(Data listing)
________________________

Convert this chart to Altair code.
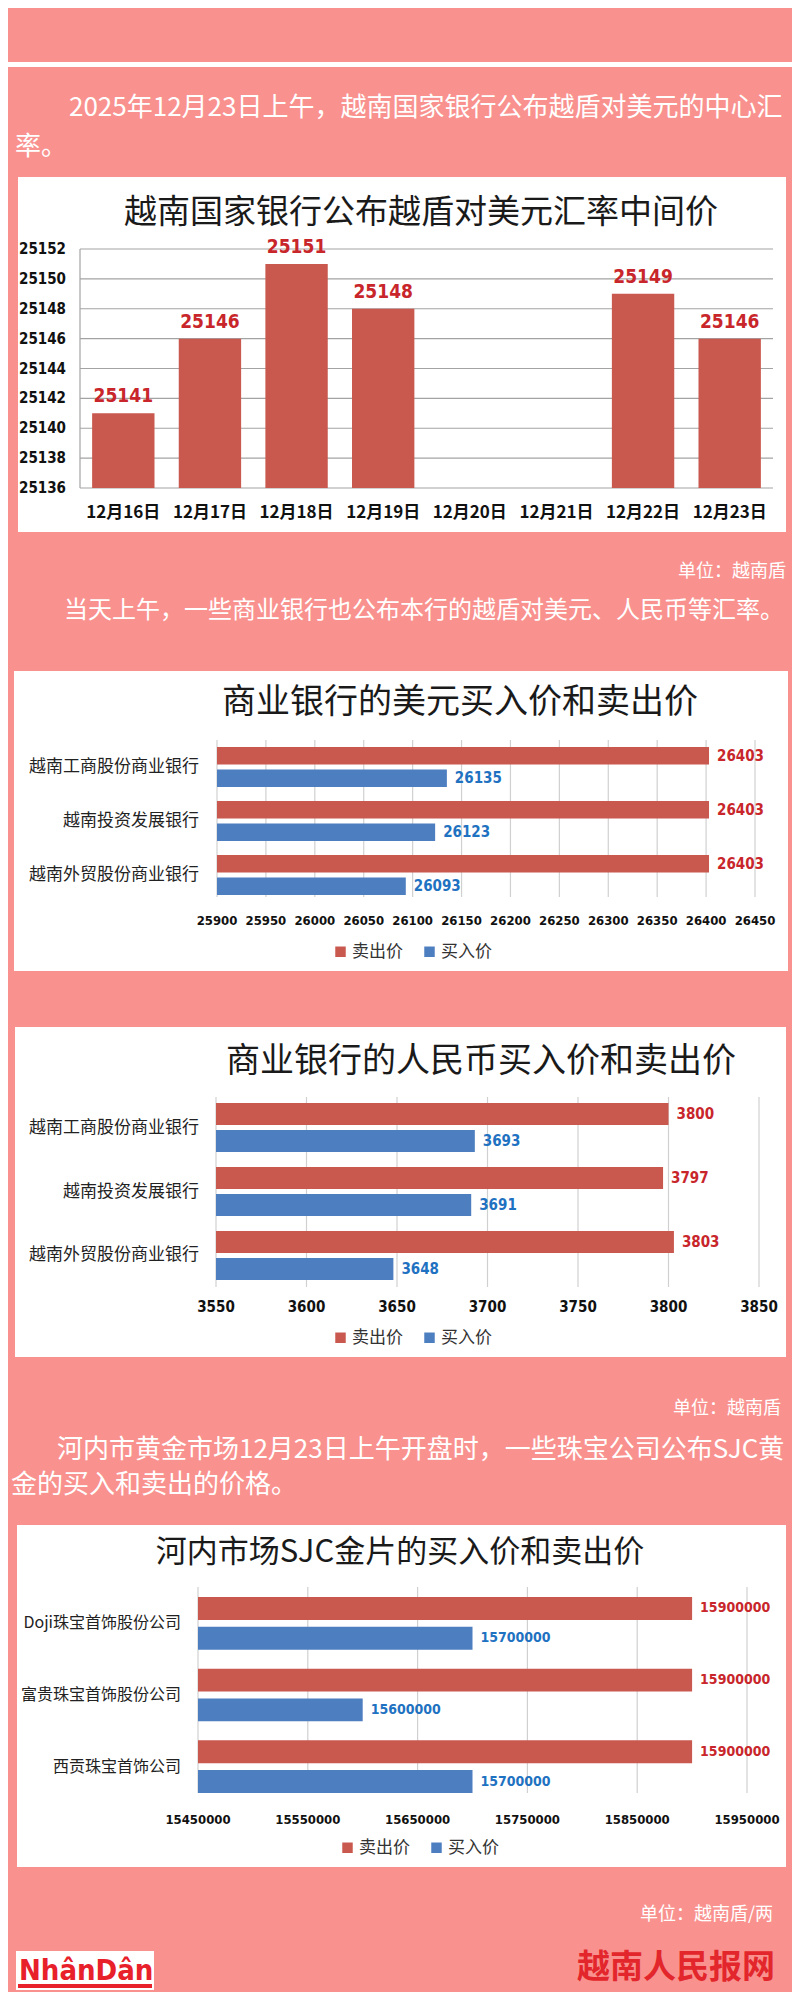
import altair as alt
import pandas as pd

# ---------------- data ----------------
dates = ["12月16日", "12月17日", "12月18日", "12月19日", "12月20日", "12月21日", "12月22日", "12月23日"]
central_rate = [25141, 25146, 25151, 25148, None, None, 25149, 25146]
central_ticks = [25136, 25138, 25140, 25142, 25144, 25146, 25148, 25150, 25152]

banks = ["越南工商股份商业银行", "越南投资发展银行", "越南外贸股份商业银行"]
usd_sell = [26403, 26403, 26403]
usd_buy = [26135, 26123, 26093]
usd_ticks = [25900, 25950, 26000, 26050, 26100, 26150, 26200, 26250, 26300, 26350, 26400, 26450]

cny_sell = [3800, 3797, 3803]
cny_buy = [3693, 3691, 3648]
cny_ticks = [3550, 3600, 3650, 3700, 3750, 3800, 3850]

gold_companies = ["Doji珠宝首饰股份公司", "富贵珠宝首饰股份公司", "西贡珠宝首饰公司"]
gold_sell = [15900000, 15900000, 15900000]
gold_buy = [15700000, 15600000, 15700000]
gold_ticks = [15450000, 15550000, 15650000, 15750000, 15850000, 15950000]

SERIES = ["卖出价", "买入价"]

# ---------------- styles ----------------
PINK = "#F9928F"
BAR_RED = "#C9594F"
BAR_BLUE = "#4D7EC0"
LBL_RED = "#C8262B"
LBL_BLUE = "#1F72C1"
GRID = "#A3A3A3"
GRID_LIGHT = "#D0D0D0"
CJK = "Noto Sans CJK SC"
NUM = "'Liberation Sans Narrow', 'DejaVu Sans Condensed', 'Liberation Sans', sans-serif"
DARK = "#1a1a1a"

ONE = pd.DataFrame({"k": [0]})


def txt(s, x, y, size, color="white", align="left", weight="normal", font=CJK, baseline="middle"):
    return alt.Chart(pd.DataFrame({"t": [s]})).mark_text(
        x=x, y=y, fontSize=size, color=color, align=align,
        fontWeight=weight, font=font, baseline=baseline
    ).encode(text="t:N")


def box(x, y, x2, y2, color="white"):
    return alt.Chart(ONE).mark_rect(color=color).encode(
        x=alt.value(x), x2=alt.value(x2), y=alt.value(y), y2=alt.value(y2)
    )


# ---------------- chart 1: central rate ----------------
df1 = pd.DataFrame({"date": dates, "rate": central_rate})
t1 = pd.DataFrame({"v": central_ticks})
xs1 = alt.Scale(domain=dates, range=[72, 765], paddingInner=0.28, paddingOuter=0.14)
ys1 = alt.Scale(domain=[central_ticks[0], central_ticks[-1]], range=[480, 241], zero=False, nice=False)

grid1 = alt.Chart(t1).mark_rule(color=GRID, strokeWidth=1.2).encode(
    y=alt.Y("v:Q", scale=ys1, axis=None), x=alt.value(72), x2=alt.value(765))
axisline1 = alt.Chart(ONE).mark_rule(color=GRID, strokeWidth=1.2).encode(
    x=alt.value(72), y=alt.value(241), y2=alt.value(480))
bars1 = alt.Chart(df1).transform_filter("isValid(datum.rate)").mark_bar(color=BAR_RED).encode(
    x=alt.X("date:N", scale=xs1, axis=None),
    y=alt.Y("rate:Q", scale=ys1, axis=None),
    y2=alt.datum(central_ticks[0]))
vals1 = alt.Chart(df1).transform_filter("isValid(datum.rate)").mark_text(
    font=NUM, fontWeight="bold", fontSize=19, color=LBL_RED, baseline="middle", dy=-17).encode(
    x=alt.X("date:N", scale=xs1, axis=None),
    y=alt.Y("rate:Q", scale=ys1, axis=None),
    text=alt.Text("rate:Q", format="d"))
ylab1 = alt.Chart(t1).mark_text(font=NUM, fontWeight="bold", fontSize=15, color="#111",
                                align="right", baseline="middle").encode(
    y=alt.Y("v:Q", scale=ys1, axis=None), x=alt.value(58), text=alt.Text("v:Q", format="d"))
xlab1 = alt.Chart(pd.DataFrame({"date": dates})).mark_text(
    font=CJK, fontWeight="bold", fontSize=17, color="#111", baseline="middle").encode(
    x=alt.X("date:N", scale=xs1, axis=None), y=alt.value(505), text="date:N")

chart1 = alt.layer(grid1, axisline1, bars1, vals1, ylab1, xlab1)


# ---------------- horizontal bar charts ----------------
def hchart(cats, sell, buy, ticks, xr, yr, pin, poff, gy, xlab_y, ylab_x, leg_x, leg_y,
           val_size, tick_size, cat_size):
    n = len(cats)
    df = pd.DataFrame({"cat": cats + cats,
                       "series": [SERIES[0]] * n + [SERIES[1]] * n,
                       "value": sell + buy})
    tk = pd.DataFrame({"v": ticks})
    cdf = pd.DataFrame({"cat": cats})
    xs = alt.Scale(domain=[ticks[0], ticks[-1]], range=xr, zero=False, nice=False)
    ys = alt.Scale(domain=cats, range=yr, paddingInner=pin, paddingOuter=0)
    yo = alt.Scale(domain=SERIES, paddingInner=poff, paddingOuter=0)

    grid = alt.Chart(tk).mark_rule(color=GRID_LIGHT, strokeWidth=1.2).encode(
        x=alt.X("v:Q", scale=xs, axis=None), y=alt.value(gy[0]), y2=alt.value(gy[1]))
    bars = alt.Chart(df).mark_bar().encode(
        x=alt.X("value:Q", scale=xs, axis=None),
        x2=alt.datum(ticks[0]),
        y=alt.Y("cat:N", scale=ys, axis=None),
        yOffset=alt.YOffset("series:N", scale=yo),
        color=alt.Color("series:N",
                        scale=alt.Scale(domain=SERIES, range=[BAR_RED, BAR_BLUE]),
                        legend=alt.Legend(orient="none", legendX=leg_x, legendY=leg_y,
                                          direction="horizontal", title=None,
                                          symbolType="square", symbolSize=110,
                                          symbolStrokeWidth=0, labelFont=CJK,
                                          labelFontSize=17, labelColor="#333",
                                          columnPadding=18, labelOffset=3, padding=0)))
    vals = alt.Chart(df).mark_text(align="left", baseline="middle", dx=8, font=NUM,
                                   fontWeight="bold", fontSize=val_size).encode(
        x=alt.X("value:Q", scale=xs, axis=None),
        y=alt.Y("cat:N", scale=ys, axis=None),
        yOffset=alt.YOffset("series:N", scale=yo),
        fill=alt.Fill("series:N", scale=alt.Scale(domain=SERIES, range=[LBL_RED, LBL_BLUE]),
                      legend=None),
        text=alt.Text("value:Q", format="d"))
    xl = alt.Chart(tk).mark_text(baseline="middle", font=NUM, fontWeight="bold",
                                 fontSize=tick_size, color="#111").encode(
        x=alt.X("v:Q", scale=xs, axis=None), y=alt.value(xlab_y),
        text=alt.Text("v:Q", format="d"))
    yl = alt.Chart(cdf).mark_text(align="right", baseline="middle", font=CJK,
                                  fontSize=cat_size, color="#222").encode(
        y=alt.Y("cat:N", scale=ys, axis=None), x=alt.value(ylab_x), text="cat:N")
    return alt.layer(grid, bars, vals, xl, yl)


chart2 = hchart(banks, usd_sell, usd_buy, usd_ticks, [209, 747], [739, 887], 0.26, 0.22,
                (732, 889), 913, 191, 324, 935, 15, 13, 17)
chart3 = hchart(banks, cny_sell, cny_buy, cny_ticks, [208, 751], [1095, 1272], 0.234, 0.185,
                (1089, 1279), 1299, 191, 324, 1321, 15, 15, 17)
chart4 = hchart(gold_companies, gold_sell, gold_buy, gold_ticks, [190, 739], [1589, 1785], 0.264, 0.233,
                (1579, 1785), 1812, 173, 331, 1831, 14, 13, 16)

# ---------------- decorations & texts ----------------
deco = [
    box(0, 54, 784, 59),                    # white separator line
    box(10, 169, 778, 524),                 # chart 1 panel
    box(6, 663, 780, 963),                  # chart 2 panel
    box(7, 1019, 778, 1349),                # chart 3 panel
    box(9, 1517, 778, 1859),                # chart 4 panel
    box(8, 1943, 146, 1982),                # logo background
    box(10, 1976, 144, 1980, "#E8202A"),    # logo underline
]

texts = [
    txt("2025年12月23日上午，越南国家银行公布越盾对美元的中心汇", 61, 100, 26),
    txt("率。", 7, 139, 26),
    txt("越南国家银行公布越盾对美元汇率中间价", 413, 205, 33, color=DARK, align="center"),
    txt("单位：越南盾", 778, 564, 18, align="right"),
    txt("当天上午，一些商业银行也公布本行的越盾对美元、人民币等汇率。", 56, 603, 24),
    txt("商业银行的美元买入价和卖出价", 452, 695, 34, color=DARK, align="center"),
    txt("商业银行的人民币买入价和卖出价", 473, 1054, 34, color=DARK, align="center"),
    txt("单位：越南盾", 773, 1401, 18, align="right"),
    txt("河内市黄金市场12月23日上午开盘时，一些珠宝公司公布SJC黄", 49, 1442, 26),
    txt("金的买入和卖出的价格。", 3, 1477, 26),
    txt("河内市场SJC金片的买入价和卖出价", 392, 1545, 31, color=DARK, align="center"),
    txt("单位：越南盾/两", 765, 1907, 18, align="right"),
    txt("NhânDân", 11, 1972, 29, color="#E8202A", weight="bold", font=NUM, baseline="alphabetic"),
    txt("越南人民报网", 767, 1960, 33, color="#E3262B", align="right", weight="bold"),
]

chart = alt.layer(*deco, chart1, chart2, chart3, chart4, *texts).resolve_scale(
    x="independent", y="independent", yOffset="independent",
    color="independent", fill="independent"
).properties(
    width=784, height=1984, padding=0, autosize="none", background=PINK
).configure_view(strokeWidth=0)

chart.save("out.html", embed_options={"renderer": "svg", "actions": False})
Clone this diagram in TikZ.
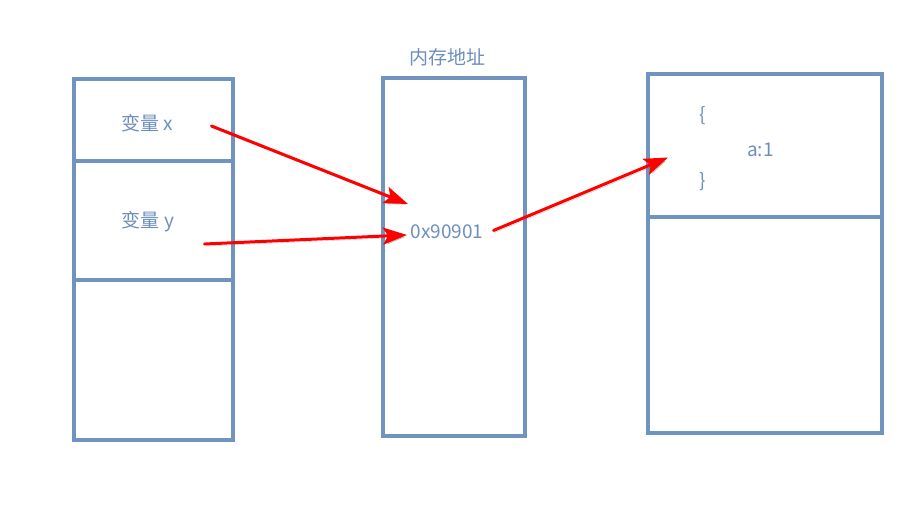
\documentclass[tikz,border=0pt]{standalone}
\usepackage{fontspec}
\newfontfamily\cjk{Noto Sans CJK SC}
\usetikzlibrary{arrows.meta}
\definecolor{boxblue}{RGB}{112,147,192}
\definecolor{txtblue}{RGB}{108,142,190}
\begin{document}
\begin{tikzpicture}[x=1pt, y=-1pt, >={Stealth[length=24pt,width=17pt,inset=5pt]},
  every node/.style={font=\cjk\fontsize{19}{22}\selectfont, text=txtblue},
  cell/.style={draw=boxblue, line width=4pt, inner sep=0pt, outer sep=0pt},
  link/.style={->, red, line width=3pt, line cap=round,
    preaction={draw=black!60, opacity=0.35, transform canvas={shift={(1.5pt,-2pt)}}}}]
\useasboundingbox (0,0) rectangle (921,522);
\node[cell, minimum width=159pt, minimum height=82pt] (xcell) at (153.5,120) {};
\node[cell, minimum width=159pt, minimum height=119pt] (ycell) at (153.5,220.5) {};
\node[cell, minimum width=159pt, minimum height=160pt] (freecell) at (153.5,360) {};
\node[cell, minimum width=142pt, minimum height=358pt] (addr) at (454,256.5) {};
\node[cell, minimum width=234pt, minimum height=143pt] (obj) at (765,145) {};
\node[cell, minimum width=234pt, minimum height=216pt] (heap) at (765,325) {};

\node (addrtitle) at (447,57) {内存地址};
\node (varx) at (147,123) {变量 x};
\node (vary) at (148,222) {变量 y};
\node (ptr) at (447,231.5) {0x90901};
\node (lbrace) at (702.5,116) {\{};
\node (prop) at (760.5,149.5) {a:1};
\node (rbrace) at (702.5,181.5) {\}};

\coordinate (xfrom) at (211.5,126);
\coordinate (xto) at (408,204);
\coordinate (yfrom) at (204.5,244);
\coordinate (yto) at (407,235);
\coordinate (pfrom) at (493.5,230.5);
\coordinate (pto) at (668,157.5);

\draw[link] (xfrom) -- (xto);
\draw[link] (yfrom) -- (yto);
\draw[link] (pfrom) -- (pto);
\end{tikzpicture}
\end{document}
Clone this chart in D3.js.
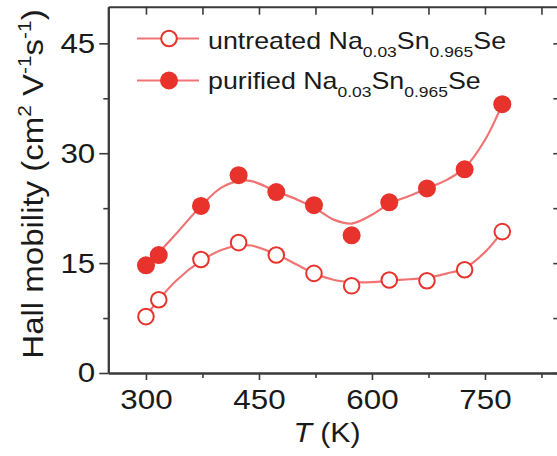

________________________

■ **GOAL**
Leave the pictures out and repeat exactly the lines from the beginning of the records to the line bearing "25148, 25150, 25152]", both ends counted.

■ **WORKED ANSWER**
Convert this chart to Altair code.
import altair as alt
import pandas as pd

# ---------------- data ----------------
dates = ["12月16日", "12月17日", "12月18日", "12月19日", "12月20日", "12月21日", "12月22日", "12月23日"]
central_rate = [25141, 25146, 25151, 25148, None, None, 25149, 25146]
central_ticks = [25136, 25138, 25140, 25142, 25144, 25146, 25148, 25150, 25152]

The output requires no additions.